§ **INFORMATION PROVIDED**

----

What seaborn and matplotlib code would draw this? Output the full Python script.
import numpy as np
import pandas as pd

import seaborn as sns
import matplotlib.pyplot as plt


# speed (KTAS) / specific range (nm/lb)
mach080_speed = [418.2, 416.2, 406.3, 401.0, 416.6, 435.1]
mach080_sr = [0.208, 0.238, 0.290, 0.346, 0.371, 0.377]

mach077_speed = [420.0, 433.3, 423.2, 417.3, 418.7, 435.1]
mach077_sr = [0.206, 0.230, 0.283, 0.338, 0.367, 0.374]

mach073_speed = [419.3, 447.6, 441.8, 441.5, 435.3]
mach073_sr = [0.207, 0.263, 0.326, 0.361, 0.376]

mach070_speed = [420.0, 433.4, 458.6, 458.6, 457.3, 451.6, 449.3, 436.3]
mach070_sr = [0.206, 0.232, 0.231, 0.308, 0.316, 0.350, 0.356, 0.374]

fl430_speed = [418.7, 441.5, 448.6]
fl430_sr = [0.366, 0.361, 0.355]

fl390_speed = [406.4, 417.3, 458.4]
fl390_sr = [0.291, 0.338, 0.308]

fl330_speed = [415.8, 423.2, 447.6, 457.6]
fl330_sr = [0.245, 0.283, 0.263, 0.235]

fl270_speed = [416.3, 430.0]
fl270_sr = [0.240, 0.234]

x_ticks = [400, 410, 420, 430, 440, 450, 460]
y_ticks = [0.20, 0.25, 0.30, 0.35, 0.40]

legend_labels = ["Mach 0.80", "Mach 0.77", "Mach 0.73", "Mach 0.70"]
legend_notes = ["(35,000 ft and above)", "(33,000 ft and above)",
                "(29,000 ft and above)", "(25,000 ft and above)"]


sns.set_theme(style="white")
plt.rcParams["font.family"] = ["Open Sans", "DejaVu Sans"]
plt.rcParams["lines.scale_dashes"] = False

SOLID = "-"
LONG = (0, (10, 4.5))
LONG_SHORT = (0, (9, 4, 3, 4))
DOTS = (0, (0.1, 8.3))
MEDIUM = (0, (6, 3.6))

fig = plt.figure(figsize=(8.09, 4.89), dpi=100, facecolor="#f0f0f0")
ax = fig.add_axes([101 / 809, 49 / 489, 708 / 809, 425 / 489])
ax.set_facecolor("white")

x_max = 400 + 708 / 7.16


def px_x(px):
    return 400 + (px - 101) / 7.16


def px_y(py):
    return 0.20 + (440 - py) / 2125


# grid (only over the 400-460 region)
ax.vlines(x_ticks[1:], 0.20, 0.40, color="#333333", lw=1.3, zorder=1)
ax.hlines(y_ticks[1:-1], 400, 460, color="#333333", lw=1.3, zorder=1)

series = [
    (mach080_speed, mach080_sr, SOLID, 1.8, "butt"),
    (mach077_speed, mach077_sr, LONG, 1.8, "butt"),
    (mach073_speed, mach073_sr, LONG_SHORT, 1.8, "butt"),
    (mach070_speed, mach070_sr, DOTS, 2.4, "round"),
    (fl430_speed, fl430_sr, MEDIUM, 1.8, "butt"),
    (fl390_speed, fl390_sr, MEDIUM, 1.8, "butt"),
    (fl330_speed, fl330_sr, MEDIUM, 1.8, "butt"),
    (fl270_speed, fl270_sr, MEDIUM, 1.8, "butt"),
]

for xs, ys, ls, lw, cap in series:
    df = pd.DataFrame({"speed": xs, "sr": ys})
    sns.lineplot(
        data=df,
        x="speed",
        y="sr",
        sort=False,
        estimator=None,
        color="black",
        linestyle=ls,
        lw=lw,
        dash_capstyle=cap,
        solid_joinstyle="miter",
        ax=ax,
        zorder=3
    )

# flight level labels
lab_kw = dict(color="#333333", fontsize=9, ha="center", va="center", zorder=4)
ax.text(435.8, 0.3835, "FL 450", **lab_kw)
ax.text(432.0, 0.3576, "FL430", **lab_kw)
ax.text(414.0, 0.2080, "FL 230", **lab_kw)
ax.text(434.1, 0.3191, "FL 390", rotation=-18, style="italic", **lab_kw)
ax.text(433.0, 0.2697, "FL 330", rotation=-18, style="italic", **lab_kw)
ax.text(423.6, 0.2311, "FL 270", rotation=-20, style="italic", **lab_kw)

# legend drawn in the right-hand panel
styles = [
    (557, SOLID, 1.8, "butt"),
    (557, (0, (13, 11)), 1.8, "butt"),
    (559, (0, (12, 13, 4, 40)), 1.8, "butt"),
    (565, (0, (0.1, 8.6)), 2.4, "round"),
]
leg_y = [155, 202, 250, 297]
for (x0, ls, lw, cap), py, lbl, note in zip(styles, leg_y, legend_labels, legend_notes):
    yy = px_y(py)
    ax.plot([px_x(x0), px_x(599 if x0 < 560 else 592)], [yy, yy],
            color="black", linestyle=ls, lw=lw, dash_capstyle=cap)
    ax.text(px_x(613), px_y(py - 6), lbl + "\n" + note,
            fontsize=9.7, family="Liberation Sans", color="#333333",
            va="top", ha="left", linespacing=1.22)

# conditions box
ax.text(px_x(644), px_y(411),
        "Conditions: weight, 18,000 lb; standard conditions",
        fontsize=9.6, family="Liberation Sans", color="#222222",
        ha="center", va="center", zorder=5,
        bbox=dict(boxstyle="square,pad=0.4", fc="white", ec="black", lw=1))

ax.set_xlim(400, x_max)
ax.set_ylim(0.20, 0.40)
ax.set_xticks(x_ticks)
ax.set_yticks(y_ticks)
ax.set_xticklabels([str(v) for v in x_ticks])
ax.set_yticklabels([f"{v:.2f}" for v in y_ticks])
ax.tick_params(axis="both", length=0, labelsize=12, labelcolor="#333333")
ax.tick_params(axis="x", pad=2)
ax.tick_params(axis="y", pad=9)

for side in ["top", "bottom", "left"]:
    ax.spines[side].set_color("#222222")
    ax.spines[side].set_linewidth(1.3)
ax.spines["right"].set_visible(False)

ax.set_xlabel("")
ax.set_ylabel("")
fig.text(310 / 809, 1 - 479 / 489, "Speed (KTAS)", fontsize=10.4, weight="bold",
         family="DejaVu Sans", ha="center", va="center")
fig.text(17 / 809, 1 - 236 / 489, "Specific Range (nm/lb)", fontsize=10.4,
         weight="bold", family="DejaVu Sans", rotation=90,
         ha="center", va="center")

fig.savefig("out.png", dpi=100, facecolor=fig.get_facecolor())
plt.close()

----

Quote exactly the lines running from the start of the listing above through the line where "import matplotlib.pyplot as plt" is found, and output no other lines.

§ **SOLUTION TO THE PROBLEM**
What seaborn and matplotlib code would draw this? Output the full Python script.
import numpy as np
import pandas as pd

import seaborn as sns
import matplotlib.pyplot as plt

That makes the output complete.